JELAJAHNEWS.ID -Ketua DPR RI, Puan Maharani, menyoroti pentingnya reformasi perlindungan psikososial di lingkungan pendidikan menyusul insiden meninggalnya seorang siswa SMA di Garut, Jawa Barat, berinisial P (16). P diduga mengalami tekanan psikologis berat akibat perundungan fisik dan verbal di sekolahnya.
"Tentunya kami sangat berduka atas peristiwa memilukan ini. Harapannya, kejadian serupa tidak terulang di masa mendatang," ujar Puan dalam keterangan persnya, Senin (21/7/2025).
Menurut Puan, tragedi ini bukan sekadar peristiwa personal, tetapi juga cerminan dari lemahnya sistem perlindungan di dunia pendidikan. "Ini peringatan keras bahwa sistem deteksi dan intervensi dini terhadap kekerasan di sekolah masih belum memadai," tegasnya.
Sebagai informasi, P ditemukan meninggal dunia pada Senin (14/7), di rumahnya dalam kondisi gantung diri, tepat pada hari pertama masuk sekolah setelah libur kenaikan kelas. Berdasarkan keterangan keluarga, P telah mengalami perundungan sejak Juni 2025.

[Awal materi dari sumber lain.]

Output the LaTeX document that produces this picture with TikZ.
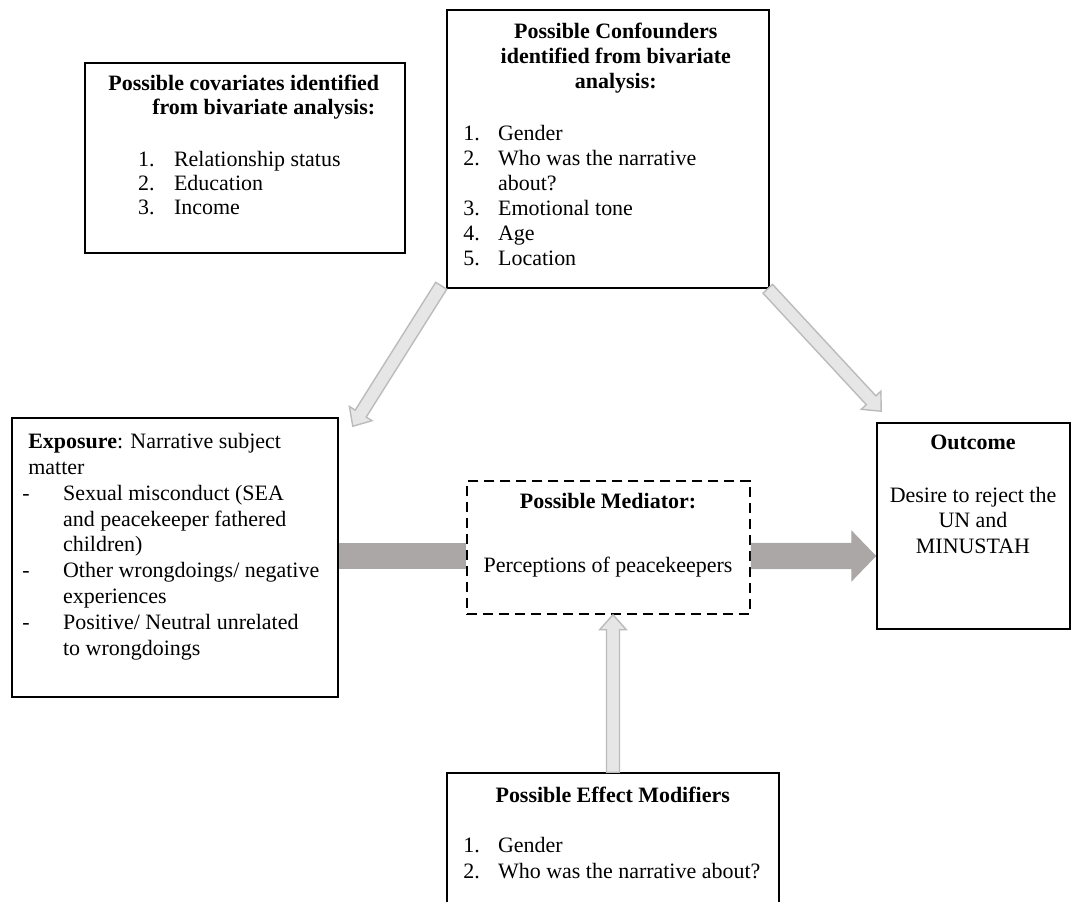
\documentclass[tikz,border=0pt]{standalone}
\usepackage{fontspec}
\setmainfont{Liberation Serif}
\usetikzlibrary{
  calc,
  positioning
}
\definecolor{hollowfill}{HTML}{E6E6E6}
\definecolor{hollowline}{HTML}{BBBBBB}
\definecolor{barfill}{HTML}{ABA7A6}
\tikzset{
  % For the framed boxes.
  box/.style={
    draw,
    line width=0.9pt,
    inner sep=0pt},
%
  % For the dashed mediator box.
  dashed box/.style={
    box,
    dash pattern=on 5.7pt off 3.4pt},
%
  % For the texts inside the boxes.
  box text/.style={
    inner sep=0pt,
    align=left,
    font=\fontsize{12.5pt}{13.6pt}\selectfont},
%
  % For the light, outlined block arrows.
  hollow arrow/.style={
    fill=hollowfill,
    draw=hollowline,
    line width=0.8pt},
%
  % For the dark, filled block arrows.
  flow bar/.style={
    fill=barfill,
    draw=none}
}
% Block arrow: style, half shaft, half head, head length, from, to.
\newcommand*{\BlockArrow}[6]{%
  \coordinate (neck) at ($(#6)!#4!(#5)$);
  \filldraw[#1]
    ($(#5)!#2!90:(#6)$) -- ($(neck)!#2!90:(#6)$)
      -- ($(neck)!#3!90:(#6)$) -- (#6)
      -- ($(neck)!#3!-90:(#6)$) -- ($(neck)!#2!-90:(#6)$)
      -- ($(#5)!#2!-90:(#6)$) -- cycle;}

\begin{document}
\begin{tikzpicture}[x=0.02cm, y=-0.02cm]
  \useasboundingbox (0,0) rectangle (1073,902);

  % Boxes.
  \node[box, minimum width=6.4cm, minimum height=3.8cm] (cov) at (245,158) {};
  \node[box, minimum width=6.44cm, minimum height=5.56cm] (conf) at (608,149) {};
  \node[box, minimum width=6.52cm, minimum height=5.58cm] (expo) at (175,557.5) {};
  \node[dashed box, minimum width=5.66cm, minimum height=2.66cm] (med) at (608.5,547.5) {};
  \node[box, minimum width=3.86cm, minimum height=4.12cm] (out) at (973.5,526) {};
  \node[box, minimum width=6.64cm, minimum height=2.64cm] (mod) at (613,839) {};

  % Texts.
  \node[box text, anchor=north west] (cov text) at (108,75) {%
    \textbf{Possible covariates identified}\\
    \hspace*{25pt}\textbf{from bivariate analysis:}\\[16pt]
    \hspace*{17pt}\makebox[20.4pt][l]{1.}Relationship status\\
    \hspace*{17pt}\makebox[20.4pt][l]{2.}Education\\
    \hspace*{17pt}\makebox[20.4pt][l]{3.}Income};

  \node[box text, anchor=north west, font=\fontsize{12.5pt}{14.2pt}\selectfont]
    (conf text) at (463,23) {%
    \makebox[173.5pt][c]{\textbf{Possible Confounders}}\\
    \makebox[173.5pt][c]{\textbf{identified from bivariate}}\\
    \makebox[173.5pt][c]{\textbf{analysis:}}\\[15.3pt]
    \makebox[19.8pt][l]{1.}Gender\\
    \makebox[19.8pt][l]{2.}Who was the narrative\\
    \hspace*{19.8pt}about?\\
    \makebox[19.8pt][l]{3.}Emotional tone\\
    \makebox[19.8pt][l]{4.}Age\\
    \makebox[19.8pt][l]{5.}Location};

  \node[box text, anchor=north west, font=\fontsize{12.5pt}{14.7pt}\selectfont]
    (expo text) at (22,433) {%
    \hspace*{3.4pt}\textbf{Exposure}: Narrative subject\\
    \hspace*{3.4pt}matter\\
    \makebox[23.2pt][l]{-}Sexual misconduct (SEA\\
    \hspace*{23.2pt}and peacekeeper fathered\\
    \hspace*{23.2pt}children)\\
    \makebox[23.2pt][l]{-}Other wrongdoings/ negative\\
    \hspace*{23.2pt}experiences\\
    \makebox[23.2pt][l]{-}Positive/ Neutral unrelated\\
    \hspace*{23.2pt}to wrongdoings};

  \node[box text, align=center, anchor=north] (med text) at (608,493) {%
    \textbf{Possible Mediator:}\\[22.7pt]
    Perceptions of peacekeepers};

  \node[box text, align=center, anchor=north, font=\fontsize{12.5pt}{14.7pt}\selectfont]
    (out text) at (973,435) {%
    \textbf{Outcome}\\[15pt]
    Desire to reject the\\
    UN and\\
    MINUSTAH};

  \node[box text, anchor=north west, font=\fontsize{12.5pt}{14.7pt}\selectfont]
    (mod text) at (463,787) {%
    \makebox[170pt][c]{\textbf{Possible Effect Modifiers}}\\[13.6pt]
    \makebox[19.8pt][l]{1.}Gender\\
    \makebox[19.8pt][l]{2.}Who was the narrative about?};

  % Arrows between the boxes.
  \coordinate (conf left) at ([shift={(-5,-3)}]conf.south west);
  \coordinate (expo corner) at ([shift={(14,9)}]expo.north east);
  \coordinate (conf right) at ([shift={(-2,0)}]conf.south east);
  \coordinate (out corner) at ([shift={(5,-11)}]out.north west);
  \coordinate (mod top) at (mod.north);
  \coordinate (med bottom) at (med.south -| mod.north);
  \coordinate (flow in) at (expo.east |- 0,556);
  \coordinate (flow mid) at (med.west |- 0,556);
  \coordinate (flow out) at (med.east |- 0,556);
  \coordinate (flow end) at (out.west |- 0,556);

  \BlockArrow{hollow arrow}{3.7pt}{7.6pt}{8.5pt}{conf left}{expo corner}
  \BlockArrow{hollow arrow}{3.7pt}{7.6pt}{8.5pt}{conf right}{out corner}
  \BlockArrow{hollow arrow}{3.7pt}{7.6pt}{8.5pt}{mod top}{med bottom}
  \fill[flow bar] ($(flow in)+(0,-13)$) rectangle ($(flow mid)+(0,13)$);
  \BlockArrow{flow bar}{7.4pt}{14.7pt}{14.2pt}{flow out}{flow end}
\end{tikzpicture}
\end{document}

Puan menekankan bahwa penanganan perundungan di sekolah tidak boleh bersifat reaktif, melainkan harus dilakukan secara menyeluruh dan sistematis. Ia menyoroti minimnya kapasitas guru dalam menangani tekanan psikologis siswa, absennya konselor profesional di sekolah, serta lemahnya kanal pelaporan ramah anak.
"Kehadiran konselor psikologis profesional wajib ada di setiap sekolah, bukan sekadar guru BK tanpa pelatihan psikologi yang memadai," tegas Puan.
Ia juga mendorong pemerintah, khususnya Kementerian Pendidikan dan Dinas Pendidikan Daerah, untuk membangun sistem pelaporan aman dan rahasia, termasuk platform digital anonim yang mudah diakses pelajar.